• _Task requirements_
Quote verbatim the span of lines that begins the listing below and closes with the line containing "const pctRadius = [201, 190, 197, 196];".

• _Dataset excerpt_

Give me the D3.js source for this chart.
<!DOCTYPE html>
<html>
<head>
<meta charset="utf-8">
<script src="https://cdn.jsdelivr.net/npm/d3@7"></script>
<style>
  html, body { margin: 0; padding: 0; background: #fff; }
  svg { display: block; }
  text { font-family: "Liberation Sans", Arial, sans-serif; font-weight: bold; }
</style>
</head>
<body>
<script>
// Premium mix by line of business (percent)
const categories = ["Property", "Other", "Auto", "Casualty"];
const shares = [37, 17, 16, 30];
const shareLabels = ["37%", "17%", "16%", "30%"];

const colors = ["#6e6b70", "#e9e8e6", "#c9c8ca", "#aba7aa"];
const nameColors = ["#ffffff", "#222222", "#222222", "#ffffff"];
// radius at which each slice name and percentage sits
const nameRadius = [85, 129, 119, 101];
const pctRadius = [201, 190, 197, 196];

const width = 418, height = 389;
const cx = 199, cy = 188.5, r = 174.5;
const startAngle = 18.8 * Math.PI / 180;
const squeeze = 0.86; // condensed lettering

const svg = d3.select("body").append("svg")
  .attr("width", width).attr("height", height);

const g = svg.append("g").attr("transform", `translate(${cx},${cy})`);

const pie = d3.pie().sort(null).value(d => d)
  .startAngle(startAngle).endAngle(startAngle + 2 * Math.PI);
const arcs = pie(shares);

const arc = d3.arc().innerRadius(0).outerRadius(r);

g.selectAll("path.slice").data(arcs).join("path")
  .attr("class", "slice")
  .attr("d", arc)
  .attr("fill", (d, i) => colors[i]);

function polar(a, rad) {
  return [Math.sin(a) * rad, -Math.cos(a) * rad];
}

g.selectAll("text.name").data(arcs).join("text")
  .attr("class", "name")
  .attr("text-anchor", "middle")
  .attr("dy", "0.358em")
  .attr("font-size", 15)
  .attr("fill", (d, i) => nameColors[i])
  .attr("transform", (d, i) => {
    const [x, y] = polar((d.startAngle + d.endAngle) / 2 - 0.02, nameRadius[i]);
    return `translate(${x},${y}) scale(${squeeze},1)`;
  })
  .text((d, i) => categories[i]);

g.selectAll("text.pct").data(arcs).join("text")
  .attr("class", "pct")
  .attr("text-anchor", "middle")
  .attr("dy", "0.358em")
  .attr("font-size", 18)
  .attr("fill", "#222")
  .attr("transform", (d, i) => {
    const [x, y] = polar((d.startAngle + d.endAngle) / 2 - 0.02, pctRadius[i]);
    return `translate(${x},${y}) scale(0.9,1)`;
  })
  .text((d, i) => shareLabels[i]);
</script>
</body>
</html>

• _Task answer_
Give me the D3.js source for this chart.
<!DOCTYPE html>
<html>
<head>
<meta charset="utf-8">
<script src="https://cdn.jsdelivr.net/npm/d3@7"></script>
<style>
  html, body { margin: 0; padding: 0; background: #fff; }
  svg { display: block; }
  text { font-family: "Liberation Sans", Arial, sans-serif; font-weight: bold; }
</style>
</head>
<body>
<script>
// Premium mix by line of business (percent)
const categories = ["Property", "Other", "Auto", "Casualty"];
const shares = [37, 17, 16, 30];
const shareLabels = ["37%", "17%", "16%", "30%"];

const colors = ["#6e6b70", "#e9e8e6", "#c9c8ca", "#aba7aa"];
const nameColors = ["#ffffff", "#222222", "#222222", "#ffffff"];
// radius at which each slice name and percentage sits
const nameRadius = [85, 129, 119, 101];
const pctRadius = [201, 190, 197, 196];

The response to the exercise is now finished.